Trading is a game of probabilities that comes with a certain degree of risk. You can be the best trader in the world but it’s not possible to be right 100% of the time. That said, you still want to be right most of the time and the best way to increase your win ratio is to be very selective with your trades. Quality over quantity is the name of the game.
Choppy conditions exist when there’s no clear trend in the market. The price tends to be range bound and can tease traders with fakeouts.
Many traders lose money because they force their trades and try to find a good set up where none exists. There are some people who post their trades publicly and seem to always be in a new position regardless of the market conditions. The biggest problem with this approach is that if you chase the markets during choppy conditions you’ll always be one step behind.
Traders who long spikes and short after dumps during choppy markets will usually watch the price move against them once they execute their position. Unless you’re running an automated scalping bot, trading chop tends to be a waste of time with poor risk to reward.
Strategy and patience are the best tools for maximizing profit potential.
We find that the best trade set ups happen once a clear trend is established. Understand how to identify a new trend so that you can get in early and ride your profits. These market conditions don’t happen often but they tend to have the best risk to reward.
These trades are grand slams because we conserve our ammo and swing full power when a new trend is just getting started.

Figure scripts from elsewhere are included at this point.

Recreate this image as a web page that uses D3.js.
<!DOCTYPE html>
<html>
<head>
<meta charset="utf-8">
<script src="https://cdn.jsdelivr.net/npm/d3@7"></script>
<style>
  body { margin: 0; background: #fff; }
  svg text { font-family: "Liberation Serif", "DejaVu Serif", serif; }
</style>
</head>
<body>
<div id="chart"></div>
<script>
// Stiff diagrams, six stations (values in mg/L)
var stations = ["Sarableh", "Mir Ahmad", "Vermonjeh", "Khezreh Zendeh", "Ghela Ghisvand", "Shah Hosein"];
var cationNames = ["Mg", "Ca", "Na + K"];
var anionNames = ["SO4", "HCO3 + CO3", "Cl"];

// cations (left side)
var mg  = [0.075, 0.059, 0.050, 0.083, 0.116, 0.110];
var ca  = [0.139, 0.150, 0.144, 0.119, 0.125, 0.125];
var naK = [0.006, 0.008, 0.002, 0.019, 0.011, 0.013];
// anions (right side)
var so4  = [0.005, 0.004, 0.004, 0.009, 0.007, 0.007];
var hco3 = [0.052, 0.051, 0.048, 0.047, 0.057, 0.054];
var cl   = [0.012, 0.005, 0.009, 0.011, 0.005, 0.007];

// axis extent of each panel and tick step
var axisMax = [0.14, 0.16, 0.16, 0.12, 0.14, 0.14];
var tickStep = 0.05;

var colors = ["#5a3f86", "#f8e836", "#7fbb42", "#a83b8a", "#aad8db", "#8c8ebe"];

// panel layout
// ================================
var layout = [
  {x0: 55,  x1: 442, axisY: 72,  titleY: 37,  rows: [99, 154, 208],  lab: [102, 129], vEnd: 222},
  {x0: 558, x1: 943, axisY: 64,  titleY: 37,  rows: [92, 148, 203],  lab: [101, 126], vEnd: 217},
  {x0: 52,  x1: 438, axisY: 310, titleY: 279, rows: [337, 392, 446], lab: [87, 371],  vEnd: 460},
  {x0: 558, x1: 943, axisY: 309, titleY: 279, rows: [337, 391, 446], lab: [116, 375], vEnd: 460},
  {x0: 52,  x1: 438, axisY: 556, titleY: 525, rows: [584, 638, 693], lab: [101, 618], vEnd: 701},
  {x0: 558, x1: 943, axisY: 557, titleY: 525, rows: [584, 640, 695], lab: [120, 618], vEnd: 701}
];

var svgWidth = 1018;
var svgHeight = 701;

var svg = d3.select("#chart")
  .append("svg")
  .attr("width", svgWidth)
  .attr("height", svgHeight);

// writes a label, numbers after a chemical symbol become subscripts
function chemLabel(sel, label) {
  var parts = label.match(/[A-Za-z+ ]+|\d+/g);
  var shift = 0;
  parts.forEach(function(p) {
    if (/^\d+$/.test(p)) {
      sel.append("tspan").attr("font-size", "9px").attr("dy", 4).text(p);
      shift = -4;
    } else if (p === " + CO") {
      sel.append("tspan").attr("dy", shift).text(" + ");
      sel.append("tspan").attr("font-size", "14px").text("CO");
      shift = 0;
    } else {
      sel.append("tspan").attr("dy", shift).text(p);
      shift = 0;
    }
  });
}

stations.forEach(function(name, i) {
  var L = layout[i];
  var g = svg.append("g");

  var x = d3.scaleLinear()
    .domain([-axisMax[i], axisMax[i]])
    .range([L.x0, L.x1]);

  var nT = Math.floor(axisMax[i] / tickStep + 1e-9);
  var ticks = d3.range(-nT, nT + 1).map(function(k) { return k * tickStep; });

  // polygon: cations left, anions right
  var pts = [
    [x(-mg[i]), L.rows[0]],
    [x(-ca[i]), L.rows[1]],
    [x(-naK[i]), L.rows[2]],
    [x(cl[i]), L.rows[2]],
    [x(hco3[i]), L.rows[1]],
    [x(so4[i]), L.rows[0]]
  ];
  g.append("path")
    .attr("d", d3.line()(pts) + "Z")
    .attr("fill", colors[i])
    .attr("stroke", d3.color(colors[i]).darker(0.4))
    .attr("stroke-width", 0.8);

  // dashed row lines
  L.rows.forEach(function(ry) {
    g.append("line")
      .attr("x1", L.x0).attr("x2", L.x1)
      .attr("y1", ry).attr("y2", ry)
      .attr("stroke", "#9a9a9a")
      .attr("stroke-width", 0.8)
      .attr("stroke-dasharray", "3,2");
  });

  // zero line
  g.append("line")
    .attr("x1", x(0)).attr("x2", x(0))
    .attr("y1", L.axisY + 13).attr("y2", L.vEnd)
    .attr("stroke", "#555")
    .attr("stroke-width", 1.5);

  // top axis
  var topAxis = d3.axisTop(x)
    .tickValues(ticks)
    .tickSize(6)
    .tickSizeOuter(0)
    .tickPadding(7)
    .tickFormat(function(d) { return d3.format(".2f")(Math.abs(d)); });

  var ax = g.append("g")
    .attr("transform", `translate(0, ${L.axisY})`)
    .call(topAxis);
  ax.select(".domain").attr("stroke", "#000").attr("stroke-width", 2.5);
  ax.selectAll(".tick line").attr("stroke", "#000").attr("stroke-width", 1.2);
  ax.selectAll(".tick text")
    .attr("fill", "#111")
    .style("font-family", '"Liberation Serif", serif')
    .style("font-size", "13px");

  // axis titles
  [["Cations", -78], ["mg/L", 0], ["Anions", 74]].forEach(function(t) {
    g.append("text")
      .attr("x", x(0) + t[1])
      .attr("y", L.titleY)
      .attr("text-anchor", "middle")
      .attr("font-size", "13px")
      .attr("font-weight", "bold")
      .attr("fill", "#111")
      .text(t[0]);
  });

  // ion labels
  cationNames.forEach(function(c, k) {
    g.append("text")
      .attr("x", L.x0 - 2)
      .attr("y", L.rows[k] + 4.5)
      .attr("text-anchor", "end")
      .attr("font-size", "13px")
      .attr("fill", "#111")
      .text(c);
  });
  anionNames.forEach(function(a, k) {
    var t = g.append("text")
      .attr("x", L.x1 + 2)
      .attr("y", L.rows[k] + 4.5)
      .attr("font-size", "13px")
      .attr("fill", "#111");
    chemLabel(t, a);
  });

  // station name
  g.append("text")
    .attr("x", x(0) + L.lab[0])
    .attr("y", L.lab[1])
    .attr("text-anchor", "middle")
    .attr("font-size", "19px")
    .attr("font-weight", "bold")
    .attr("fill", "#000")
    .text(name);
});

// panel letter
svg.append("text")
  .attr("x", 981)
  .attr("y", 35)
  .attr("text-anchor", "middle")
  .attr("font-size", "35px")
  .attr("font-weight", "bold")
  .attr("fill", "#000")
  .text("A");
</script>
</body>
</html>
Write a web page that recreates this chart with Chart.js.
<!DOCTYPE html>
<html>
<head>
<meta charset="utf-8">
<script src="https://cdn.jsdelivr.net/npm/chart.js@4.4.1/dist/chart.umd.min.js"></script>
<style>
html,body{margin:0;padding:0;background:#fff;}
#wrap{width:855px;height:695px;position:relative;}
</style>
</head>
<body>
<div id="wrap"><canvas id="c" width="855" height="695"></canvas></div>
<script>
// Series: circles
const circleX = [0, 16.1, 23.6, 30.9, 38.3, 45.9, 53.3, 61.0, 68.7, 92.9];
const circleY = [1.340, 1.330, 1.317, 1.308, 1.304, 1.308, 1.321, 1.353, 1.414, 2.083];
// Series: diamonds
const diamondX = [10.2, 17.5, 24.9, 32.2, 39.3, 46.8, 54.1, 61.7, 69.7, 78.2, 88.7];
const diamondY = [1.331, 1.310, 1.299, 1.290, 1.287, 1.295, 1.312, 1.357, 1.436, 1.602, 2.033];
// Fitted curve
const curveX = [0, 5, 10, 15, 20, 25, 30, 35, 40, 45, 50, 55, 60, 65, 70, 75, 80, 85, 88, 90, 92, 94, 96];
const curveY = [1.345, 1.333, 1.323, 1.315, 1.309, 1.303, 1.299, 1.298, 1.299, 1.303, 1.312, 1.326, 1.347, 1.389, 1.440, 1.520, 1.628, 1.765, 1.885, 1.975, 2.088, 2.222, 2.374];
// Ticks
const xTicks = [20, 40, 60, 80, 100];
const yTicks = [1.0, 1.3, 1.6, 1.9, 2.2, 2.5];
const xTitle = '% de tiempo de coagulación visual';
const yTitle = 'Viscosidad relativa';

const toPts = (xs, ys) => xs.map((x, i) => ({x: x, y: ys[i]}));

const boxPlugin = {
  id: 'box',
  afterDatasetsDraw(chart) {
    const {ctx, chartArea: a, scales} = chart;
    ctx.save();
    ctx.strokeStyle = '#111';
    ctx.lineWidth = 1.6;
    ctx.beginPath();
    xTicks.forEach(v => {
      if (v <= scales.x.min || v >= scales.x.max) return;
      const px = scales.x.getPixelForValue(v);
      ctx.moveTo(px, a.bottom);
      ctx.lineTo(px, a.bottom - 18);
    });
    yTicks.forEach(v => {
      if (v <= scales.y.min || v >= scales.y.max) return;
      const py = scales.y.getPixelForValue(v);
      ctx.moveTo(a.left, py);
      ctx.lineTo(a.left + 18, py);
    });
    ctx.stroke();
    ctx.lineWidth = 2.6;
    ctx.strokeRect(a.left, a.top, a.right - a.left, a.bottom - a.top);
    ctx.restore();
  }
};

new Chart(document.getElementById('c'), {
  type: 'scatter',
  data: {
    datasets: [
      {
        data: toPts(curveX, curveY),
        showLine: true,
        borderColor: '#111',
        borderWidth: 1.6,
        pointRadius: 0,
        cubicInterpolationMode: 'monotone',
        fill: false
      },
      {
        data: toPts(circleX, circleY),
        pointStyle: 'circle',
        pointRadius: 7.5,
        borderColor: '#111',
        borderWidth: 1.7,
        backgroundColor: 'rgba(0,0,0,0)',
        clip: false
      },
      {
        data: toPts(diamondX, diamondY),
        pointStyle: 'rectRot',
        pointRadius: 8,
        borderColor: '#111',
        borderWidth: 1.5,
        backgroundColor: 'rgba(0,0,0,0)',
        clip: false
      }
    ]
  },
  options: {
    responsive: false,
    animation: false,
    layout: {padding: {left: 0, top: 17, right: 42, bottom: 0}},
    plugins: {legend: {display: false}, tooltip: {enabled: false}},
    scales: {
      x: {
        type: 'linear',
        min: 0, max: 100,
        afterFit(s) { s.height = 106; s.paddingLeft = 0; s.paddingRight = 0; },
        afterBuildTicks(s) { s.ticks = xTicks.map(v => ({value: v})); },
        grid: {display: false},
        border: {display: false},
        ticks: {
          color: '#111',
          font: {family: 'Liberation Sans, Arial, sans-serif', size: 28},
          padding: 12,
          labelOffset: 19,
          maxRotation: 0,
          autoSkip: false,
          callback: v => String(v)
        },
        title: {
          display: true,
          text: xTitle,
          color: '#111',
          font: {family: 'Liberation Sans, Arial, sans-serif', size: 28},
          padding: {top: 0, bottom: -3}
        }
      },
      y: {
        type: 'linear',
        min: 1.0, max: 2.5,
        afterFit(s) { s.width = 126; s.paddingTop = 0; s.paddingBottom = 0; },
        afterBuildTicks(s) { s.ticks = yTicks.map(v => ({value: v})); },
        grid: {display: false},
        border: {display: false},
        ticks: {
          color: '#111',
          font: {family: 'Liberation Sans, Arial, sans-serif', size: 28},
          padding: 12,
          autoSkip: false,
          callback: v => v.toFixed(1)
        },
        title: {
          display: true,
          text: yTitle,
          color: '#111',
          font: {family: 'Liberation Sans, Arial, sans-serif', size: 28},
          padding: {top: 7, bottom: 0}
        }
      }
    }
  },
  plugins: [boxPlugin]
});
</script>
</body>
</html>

This saves us time and maximizes our gains because grand slams allow us to ride profits on a larger sized order. Getting in early on a trend can give your position plenty of room to breathe. The most stress free and low effort trades are the ones that reach a profit zone with strong momentum.
Trading quality over quantity is just one part of a complete risk management strategy. Skilled traders create a plan long before the markets move. Identify key support and resistance levels to time your entry on a new trend. Always measure your risk to reward ratio ahead of time to determine an appropriate exit. A good trade set up should have at least a 3:1 risk to reward ratio.
Make sure to set your stop orders as a precaution in case the trade doesn’t work out. Another reason why we don’t trade chop is that you can lose money by getting stopped out. Some traders will even move the price by hunting stop orders. To avoid getting your stops hunted, don’t set them with round numbers at obvious support and resistance levels.